Trotz der teils sehr aufgeheizten Stimmung zwischen beiden Lagern
sieht auch EU-Wirtschaftskommissar Polo Gentiloni Kompromisschancen
in der Eurogruppe kommende Woche. «Auf dem Tisch liegt nicht nur die
Möglichkeit, den ESM zu nutzen oder die Möglichkeit, Bonds
herauszugeben», sagte Gentiloni dem Sender Euronews. «Es gibt auch
noch den EU-Haushalt, es gibt die Möglichkeit, die Europäische
Investitionsbank zu stärken. Ich glaube, die Finanzminister werden
einen Werkzeugkasten auf dem Tisch haben, um einen Konsens für die
Maßnahmen zu finden, die sofort nötig sind.»

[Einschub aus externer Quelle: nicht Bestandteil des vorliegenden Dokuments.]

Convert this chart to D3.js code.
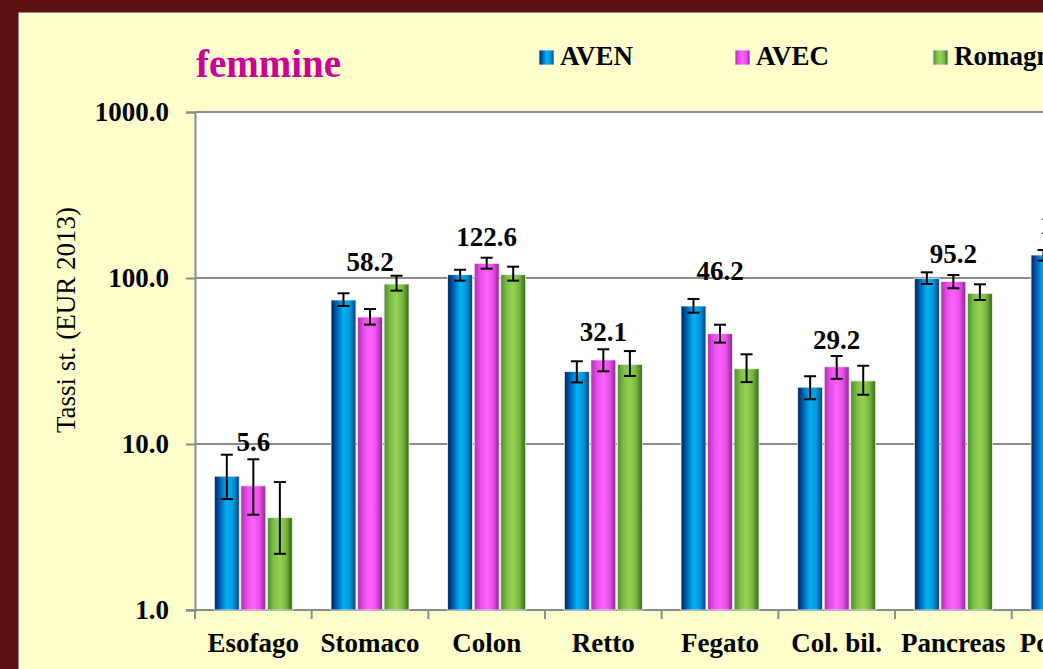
<!DOCTYPE html>
<html>
<head>
<meta charset="utf-8">
<script src="https://cdn.jsdelivr.net/npm/d3@7"></script>
<style>
  html, body { margin: 0; padding: 0; background: #5c1014; overflow: hidden; }
  svg { display: block; font-family: "Liberation Serif", "Times New Roman", serif; }
</style>
</head>
<body>
<svg id="chart" width="1043" height="669"></svg>
<script>
// categories (the chart is cut on the right, Polmone is only partly visible)
const categories = ["Esofago", "Stomaco", "Colon", "Retto", "Fegato", "Col. bil.", "Pancreas", "Polmone"];
const series = ["AVEN", "AVEC", "Romagna"];

// standardised rates
const aven    = [6.4, 73.7, 104.7, 27.3, 67.8, 22.0, 99.6, 137.6];
const avec    = [5.6, 58.2, 122.6, 32.1, 46.2, 29.2, 95.2, 128.4];
const romagna = [3.6, 92.0, 104.7, 30.2, 28.4, 24.0, 80.9, 120.0];

// confidence limits
const avenLow     = [4.66, 67.8, 96.4, 23.5, 61.8, 18.6, 92.0, 127.3];
const avenHigh    = [8.62, 80.9, 112.1, 31.5, 74.7, 25.6, 108.2, 147.5];
const avecLow     = [3.75, 52.4, 113.8, 27.4, 40.8, 24.7, 86.7, 118.0];
const avecHigh    = [8.09, 65.0, 132.5, 37.2, 52.3, 33.9, 104.2, 139.0];
const romagnaLow  = [2.18, 83.9, 96.4, 25.7, 23.6, 19.8, 73.7, 110.0];
const romagnaHigh = [5.90, 103.2, 117.0, 36.3, 34.7, 29.6, 91.6, 131.0];

// hidden series that carries the AVEC labels
const labelAnchor = [10.3, 124.8, 176.6, 47.3, 110.2, 42.3, 139.5, 208.6];

const yTicks = [1, 10, 100, 1000];

const W = 1043, H = 669;
const plot = { left: 195, top: 112, bottom: 610 };
const bandW = 116.67;
const FS = "27px";

const svg = d3.select("#chart");

// gradients for the cylinder-like bars
const defs = svg.append("defs");
const gradStops = {
  AVEN:    ["#00205c", "#0068b8", "#00b2f0", "#0098dc", "#003c80"],
  AVEC:    ["#b22cb2", "#e84ee8", "#ff62ff", "#e650e6", "#8e2490"],
  Romagna: ["#4e8a2a", "#7cc046", "#94d254", "#78b640", "#2f6a18"]
};
series.forEach(s => {
  const g = defs.append("linearGradient")
    .attr("id", "grad-" + s)
    .attr("x1", "0%").attr("x2", "100%").attr("y1", "0%").attr("y2", "0%");
  const offs = [0, 0.25, 0.5, 0.75, 1];
  gradStops[s].forEach((c, i) => {
    g.append("stop").attr("offset", offs[i]).attr("stop-color", c);
  });
});

// frame and panel
svg.append("rect").attr("width", W).attr("height", H).attr("fill", "#5c1014");
svg.append("rect")
  .attr("x", 18.5).attr("y", 12.5)
  .attr("width", W + 10).attr("height", H + 10)
  .attr("fill", "#ffffcc")
  .attr("stroke", "#8a8a8a").attr("stroke-width", 1);

// scales
const x0 = d3.scaleBand()
  .domain(categories)
  .range([plot.left, plot.left + bandW * categories.length]);

const x1 = d3.scaleBand()
  .domain(series)
  .range([x0.bandwidth() / 2 - 39, x0.bandwidth() / 2 + 39])
  .paddingInner(0.06);

const y = d3.scaleLog()
  .domain([1, 1000])
  .range([plot.bottom, plot.top]);

// plot area
svg.append("rect")
  .attr("x", plot.left).attr("y", plot.top)
  .attr("width", W - plot.left + 20).attr("height", plot.bottom - plot.top)
  .attr("fill", "#ffffff");

// gridlines
svg.append("g")
  .selectAll("line")
  .data(yTicks.filter(d => d > 1))
  .enter()
  .append("line")
  .attr("x1", plot.left).attr("x2", W + 10)
  .attr("y1", d => y(d)).attr("y2", d => y(d))
  .attr("stroke", "#8c8c8c")
  .attr("stroke-width", 2);

// y axis
const yAxis = svg.append("g")
  .attr("transform", "translate(" + plot.left + ",0)")
  .call(d3.axisLeft(y).tickValues(yTicks).tickFormat(d3.format(".1f")).tickSize(9).tickPadding(17));
yAxis.select(".domain").attr("stroke", "#8c8c8c").attr("stroke-width", 2);
yAxis.selectAll(".tick line").attr("stroke", "#8c8c8c").attr("stroke-width", 2);
yAxis.selectAll(".tick text")
  .attr("fill", "#000")
  .style("font-size", FS)
  .style("font-weight", "bold")
  .style("font-family", "'Liberation Serif', serif");

// x axis line and category boundary ticks
svg.append("line")
  .attr("x1", plot.left - 9).attr("x2", W + 10)
  .attr("y1", plot.bottom).attr("y2", plot.bottom)
  .attr("stroke", "#8c8c8c").attr("stroke-width", 2);

svg.append("g")
  .selectAll("line")
  .data(categories)
  .enter()
  .append("line")
  .attr("x1", d => x0(d)).attr("x2", d => x0(d))
  .attr("y1", plot.bottom).attr("y2", plot.bottom + 9)
  .attr("stroke", "#8c8c8c").attr("stroke-width", 2);

svg.append("g")
  .selectAll("text")
  .data(categories)
  .enter()
  .append("text")
  .attr("x", d => x0(d) + x0.bandwidth() / 2)
  .attr("y", 652)
  .attr("text-anchor", "middle")
  .style("font-size", FS)
  .style("font-weight", "bold")
  .text(d => d);

// bars
const rows = categories.map((c, i) => ({
  cat: c,
  vals: [
    { s: "AVEN", v: aven[i], lo: avenLow[i], hi: avenHigh[i] },
    { s: "AVEC", v: avec[i], lo: avecLow[i], hi: avecHigh[i] },
    { s: "Romagna", v: romagna[i], lo: romagnaLow[i], hi: romagnaHigh[i] }
  ]
}));

const groups = svg.append("g")
  .selectAll("g")
  .data(rows)
  .enter()
  .append("g")
  .attr("transform", d => "translate(" + x0(d.cat) + ",0)");

groups.selectAll("rect")
  .data(d => d.vals)
  .enter()
  .append("rect")
  .attr("x", d => x1(d.s))
  .attr("y", d => y(d.v))
  .attr("width", x1.bandwidth())
  .attr("height", d => plot.bottom - y(d.v))
  .attr("fill", d => "url(#grad-" + d.s + ")")
  .attr("stroke", "#f4f4f4")
  .attr("stroke-width", 0.8);

// error bars
const capW = 12;
const err = groups.selectAll("g.err")
  .data(d => d.vals)
  .enter()
  .append("g")
  .attr("class", "err")
  .attr("stroke", "#000")
  .attr("stroke-width", 2);

err.append("line")
  .attr("x1", d => x1(d.s) + x1.bandwidth() / 2)
  .attr("x2", d => x1(d.s) + x1.bandwidth() / 2)
  .attr("y1", d => y(d.lo)).attr("y2", d => y(d.hi));
err.append("line")
  .attr("x1", d => x1(d.s) + x1.bandwidth() / 2 - capW / 2)
  .attr("x2", d => x1(d.s) + x1.bandwidth() / 2 + capW / 2)
  .attr("y1", d => y(d.hi)).attr("y2", d => y(d.hi));
err.append("line")
  .attr("x1", d => x1(d.s) + x1.bandwidth() / 2 - capW / 2)
  .attr("x2", d => x1(d.s) + x1.bandwidth() / 2 + capW / 2)
  .attr("y1", d => y(d.lo)).attr("y2", d => y(d.lo));

// AVEC value labels
svg.append("g")
  .selectAll("text")
  .data(categories)
  .enter()
  .append("text")
  .attr("x", d => x0(d) + x0.bandwidth() / 2)
  .attr("y", (d, i) => y(labelAnchor[i]))
  .attr("dy", "0.35em")
  .attr("text-anchor", "middle")
  .style("font-size", FS)
  .style("font-weight", "bold")
  .text((d, i) => d3.format(".1f")(avec[i]));

// y axis title
svg.append("text")
  .attr("transform", "translate(75,320) rotate(-90)")
  .attr("text-anchor", "middle")
  .style("font-size", FS)
  .text("Tassi st. (EUR 2013)");

// title
svg.append("text")
  .attr("x", 196).attr("y", 77)
  .attr("fill", "#cc0099")
  .style("font-size", "39px")
  .style("font-weight", "bold")
  .text("femmine");

// legend
const legendX = [539, 735, 933];
const legend = svg.append("g")
  .selectAll("g")
  .data(series)
  .enter()
  .append("g")
  .attr("transform", (d, i) => "translate(" + legendX[i] + ",50)");
legend.append("rect")
  .attr("width", 15).attr("height", 15)
  .attr("fill", d => "url(#grad-" + d + ")")
  .attr("stroke", "#f4f4f4").attr("stroke-width", 0.8);
legend.append("text")
  .attr("x", 21).attr("y", 15)
  .style("font-size", FS)
  .style("font-weight", "bold")
  .text(d => d);
</script>
</body>
</html>
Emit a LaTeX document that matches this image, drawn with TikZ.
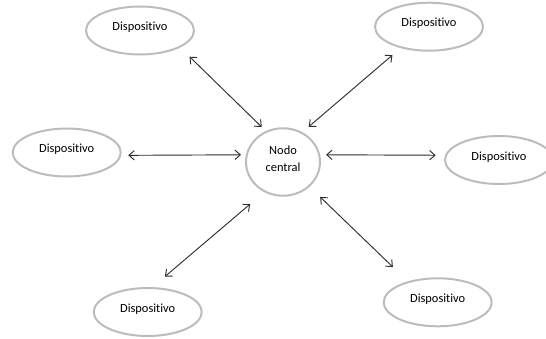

Italiens Ministerpräsident Giuseppe Conte bekräftigte in der ARD
seine Forderung nach Corona-Bonds. Das bedeute nicht, dass die «auch
nur einen Euro für die italienischen Schulden bezahlen müssen». Es
bedeute lediglich «die Schaffung einer gemeinsamen Reaktion, so dass
vorteilhaftere Marktbedingungen.

In einer ganzseitigen Zeitungsanzeige in der «Frankfurter Allgemeinen
Zeitung» wandten sich italienische Abgeordnete und Bürgermeister aus
verschiedenen Parteien direkt an die Deutschen und warben um
Zustimmung für Corona-Bonds. Sie erinnerten an das Londoner
Schuldenabkommen von 1953, als 21 Länder Deutschlands Schulden
halbiert und den Rest gestundet hätten. Italien sei noch heute
überzeugt von der Richtigkeit dieser Entscheidung. Deutschland habe
damals die Staatspleite vermeiden können und Solidarität erfahren.